PROVIDED RECORDS:
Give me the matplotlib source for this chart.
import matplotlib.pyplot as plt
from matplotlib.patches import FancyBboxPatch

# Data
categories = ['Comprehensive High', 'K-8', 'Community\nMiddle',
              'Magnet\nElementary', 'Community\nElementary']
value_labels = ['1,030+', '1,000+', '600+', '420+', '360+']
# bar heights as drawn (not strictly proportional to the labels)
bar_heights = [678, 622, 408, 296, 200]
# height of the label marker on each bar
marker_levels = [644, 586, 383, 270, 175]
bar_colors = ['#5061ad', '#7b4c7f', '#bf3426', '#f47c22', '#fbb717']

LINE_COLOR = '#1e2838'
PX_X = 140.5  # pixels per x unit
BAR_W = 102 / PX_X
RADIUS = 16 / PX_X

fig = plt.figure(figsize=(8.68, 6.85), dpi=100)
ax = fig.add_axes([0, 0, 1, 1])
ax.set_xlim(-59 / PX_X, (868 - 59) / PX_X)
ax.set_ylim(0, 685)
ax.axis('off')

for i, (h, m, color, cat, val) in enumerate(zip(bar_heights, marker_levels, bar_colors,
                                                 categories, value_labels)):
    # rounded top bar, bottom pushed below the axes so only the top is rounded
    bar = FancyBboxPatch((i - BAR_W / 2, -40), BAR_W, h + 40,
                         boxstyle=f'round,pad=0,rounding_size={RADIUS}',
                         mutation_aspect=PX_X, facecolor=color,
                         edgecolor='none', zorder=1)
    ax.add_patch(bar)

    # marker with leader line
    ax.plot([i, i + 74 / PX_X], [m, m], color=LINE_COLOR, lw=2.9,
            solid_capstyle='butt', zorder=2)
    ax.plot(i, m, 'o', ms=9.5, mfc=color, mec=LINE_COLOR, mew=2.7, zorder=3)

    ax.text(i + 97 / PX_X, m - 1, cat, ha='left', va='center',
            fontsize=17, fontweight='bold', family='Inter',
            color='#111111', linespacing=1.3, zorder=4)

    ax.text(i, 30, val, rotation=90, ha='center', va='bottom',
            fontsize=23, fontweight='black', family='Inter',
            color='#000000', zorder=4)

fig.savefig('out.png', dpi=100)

--

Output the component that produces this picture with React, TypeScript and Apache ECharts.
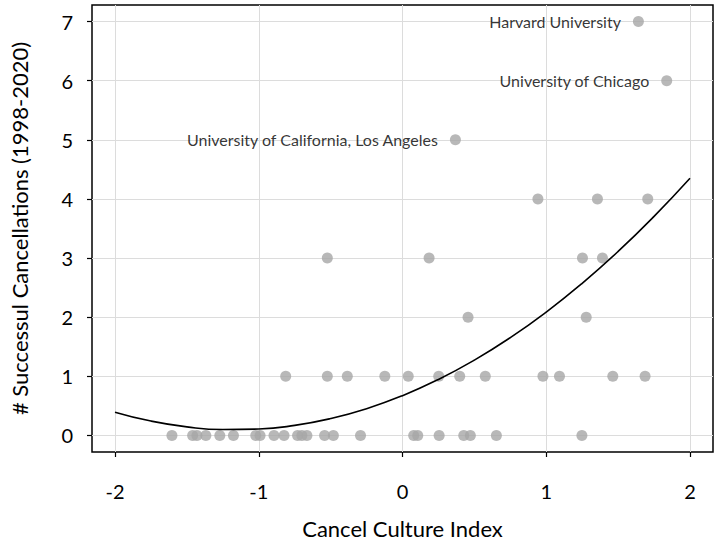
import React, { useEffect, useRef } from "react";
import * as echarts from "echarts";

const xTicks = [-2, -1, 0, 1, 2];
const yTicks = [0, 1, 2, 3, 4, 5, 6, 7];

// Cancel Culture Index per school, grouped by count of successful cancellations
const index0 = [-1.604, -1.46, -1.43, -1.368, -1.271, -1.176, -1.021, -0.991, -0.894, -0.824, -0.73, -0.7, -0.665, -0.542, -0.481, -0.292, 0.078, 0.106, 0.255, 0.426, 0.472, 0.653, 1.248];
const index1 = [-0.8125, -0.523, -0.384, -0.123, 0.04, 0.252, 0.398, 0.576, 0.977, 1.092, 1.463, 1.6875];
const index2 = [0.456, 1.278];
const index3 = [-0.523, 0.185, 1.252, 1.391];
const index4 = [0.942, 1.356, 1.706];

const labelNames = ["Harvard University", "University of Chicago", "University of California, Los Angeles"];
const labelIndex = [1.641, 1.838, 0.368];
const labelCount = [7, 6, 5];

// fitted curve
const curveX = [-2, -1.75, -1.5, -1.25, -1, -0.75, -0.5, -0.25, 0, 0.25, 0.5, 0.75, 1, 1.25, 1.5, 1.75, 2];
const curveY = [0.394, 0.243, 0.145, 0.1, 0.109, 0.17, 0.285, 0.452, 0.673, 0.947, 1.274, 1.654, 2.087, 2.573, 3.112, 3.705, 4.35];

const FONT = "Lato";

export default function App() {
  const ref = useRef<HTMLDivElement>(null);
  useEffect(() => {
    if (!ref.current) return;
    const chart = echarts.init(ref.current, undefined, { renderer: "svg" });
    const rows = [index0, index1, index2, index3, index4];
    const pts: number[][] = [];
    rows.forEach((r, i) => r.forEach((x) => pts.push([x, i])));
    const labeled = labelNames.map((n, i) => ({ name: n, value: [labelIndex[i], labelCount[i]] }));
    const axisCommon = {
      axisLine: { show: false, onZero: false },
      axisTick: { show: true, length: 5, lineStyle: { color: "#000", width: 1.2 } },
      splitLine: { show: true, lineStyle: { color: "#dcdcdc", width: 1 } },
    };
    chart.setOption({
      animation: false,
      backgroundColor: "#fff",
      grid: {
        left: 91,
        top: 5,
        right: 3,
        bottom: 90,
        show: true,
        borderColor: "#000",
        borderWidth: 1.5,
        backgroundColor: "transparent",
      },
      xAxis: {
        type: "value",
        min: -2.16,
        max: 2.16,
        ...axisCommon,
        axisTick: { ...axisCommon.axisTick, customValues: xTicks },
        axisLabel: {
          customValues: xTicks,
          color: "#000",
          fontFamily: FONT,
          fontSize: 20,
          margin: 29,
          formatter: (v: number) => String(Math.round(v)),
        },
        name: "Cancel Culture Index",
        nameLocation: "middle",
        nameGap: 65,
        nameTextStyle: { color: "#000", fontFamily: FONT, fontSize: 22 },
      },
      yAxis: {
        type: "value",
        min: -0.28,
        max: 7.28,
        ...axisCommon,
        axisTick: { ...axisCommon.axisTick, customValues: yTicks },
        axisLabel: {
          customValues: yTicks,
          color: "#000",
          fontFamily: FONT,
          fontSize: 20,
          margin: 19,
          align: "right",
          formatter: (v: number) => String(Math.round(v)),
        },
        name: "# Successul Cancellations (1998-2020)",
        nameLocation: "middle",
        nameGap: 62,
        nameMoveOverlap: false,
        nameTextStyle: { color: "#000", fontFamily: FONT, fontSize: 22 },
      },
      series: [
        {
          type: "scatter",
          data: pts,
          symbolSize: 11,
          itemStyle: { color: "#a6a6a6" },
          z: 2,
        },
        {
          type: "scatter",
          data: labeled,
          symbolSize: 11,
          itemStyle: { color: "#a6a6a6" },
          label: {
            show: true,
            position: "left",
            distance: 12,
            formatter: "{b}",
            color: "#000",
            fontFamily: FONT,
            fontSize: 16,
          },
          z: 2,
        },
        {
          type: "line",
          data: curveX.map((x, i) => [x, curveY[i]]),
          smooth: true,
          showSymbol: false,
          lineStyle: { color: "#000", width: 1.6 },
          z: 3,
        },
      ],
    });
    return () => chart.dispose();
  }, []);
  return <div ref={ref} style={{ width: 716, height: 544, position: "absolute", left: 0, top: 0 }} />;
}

--

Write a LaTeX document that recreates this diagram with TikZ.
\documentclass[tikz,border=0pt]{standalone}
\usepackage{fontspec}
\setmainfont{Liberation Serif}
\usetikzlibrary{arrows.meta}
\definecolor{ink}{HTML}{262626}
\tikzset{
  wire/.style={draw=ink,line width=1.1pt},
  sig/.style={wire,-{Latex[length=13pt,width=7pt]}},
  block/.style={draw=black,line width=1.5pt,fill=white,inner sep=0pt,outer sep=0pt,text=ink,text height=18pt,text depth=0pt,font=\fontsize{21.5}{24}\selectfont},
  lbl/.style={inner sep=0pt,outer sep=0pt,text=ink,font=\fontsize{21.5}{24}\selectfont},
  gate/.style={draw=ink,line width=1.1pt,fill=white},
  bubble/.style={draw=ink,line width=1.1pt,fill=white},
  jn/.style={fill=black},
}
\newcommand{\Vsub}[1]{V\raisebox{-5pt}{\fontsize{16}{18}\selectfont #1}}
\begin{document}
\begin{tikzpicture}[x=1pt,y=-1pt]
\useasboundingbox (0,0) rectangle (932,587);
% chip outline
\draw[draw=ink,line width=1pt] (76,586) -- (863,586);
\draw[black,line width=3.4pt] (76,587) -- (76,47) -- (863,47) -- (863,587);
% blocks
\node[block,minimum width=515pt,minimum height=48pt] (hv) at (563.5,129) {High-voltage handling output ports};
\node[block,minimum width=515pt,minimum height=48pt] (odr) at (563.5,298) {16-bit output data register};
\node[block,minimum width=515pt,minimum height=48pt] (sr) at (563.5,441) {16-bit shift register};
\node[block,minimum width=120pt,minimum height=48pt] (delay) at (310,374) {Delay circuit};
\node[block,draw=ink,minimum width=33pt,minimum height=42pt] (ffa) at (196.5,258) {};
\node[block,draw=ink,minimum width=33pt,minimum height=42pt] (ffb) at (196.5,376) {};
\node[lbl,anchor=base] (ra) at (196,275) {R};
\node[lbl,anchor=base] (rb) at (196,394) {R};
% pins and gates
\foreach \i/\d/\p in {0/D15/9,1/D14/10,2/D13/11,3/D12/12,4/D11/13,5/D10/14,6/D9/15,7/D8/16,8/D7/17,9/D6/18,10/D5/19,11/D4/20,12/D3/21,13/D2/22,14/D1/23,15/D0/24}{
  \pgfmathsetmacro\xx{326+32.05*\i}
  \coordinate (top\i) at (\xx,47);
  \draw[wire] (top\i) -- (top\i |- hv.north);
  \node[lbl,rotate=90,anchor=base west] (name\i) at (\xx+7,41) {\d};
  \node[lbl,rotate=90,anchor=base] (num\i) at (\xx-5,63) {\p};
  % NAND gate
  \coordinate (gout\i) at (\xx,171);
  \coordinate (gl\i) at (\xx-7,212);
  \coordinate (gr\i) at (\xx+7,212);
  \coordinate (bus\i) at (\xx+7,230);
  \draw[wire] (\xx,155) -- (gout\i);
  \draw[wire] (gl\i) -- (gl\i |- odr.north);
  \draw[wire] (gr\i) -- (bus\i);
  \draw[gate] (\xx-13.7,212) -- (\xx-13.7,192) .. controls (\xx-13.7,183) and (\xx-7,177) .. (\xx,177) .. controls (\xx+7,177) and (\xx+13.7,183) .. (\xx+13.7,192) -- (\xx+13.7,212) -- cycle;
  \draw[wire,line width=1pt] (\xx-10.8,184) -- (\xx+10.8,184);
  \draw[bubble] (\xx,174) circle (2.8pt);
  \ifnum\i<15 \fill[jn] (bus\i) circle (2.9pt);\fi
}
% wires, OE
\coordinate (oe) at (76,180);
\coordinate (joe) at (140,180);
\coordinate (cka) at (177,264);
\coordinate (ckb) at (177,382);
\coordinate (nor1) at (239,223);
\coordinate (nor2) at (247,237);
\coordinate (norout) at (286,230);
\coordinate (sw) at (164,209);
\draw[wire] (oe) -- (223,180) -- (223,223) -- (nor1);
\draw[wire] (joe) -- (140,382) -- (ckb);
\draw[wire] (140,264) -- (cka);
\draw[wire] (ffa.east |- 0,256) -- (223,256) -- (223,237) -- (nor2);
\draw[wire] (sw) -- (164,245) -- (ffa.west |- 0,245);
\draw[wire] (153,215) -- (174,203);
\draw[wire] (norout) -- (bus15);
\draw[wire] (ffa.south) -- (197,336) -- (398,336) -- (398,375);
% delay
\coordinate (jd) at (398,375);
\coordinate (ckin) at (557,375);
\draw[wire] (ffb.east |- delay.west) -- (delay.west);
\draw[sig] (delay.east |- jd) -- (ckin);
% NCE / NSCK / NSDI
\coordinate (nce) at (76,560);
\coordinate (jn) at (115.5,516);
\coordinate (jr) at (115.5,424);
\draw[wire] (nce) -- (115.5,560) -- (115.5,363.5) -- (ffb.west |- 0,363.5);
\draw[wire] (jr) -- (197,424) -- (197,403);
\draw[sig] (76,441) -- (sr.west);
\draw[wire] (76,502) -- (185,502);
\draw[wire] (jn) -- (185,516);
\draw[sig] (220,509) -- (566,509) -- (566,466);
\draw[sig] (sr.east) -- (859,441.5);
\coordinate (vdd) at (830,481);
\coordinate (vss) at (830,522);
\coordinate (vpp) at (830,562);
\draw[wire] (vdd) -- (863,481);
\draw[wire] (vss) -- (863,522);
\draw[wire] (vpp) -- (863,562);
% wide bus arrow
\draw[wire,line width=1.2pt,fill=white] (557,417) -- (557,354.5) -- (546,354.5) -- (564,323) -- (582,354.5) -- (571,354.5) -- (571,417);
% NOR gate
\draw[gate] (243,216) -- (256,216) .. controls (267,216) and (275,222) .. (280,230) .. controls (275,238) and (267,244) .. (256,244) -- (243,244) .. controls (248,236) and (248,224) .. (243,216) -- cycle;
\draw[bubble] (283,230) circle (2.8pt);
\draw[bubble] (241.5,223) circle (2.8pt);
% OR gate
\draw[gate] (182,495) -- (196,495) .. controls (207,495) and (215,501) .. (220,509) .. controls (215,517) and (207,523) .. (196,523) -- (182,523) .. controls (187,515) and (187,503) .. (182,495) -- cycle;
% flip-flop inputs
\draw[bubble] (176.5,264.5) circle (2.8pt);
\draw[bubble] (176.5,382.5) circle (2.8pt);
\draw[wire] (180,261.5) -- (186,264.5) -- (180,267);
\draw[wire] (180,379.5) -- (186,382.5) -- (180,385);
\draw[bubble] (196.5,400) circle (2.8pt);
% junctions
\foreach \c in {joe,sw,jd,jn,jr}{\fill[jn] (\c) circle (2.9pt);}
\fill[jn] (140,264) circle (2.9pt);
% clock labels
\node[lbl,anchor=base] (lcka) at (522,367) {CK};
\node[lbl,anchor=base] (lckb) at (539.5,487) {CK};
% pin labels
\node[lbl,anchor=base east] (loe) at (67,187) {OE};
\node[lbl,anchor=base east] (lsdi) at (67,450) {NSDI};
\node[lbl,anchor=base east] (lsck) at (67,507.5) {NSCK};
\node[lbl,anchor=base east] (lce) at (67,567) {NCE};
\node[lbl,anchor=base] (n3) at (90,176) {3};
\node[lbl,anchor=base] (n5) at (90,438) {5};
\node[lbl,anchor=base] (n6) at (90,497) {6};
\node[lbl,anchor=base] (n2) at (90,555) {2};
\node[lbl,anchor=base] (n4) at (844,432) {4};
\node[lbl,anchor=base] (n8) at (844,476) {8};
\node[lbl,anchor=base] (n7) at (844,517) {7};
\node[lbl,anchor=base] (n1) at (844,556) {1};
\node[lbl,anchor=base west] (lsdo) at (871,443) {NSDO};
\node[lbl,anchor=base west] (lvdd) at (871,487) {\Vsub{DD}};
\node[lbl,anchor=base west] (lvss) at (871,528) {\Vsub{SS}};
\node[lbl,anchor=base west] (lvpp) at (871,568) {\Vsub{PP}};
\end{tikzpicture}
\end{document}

TASK TO COMPLETE: Leave out the pictures and quote exactly the lines from the one where "Output the component" appears to the one where "const yTicks = [0, 1, 2, 3, 4, 5, 6, 7];" appears, both ends counted.

RESULT FOR THIS TASK:
Output the component that produces this picture with React, TypeScript and Apache ECharts.
import React, { useEffect, useRef } from "react";
import * as echarts from "echarts";

const xTicks = [-2, -1, 0, 1, 2];
const yTicks = [0, 1, 2, 3, 4, 5, 6, 7];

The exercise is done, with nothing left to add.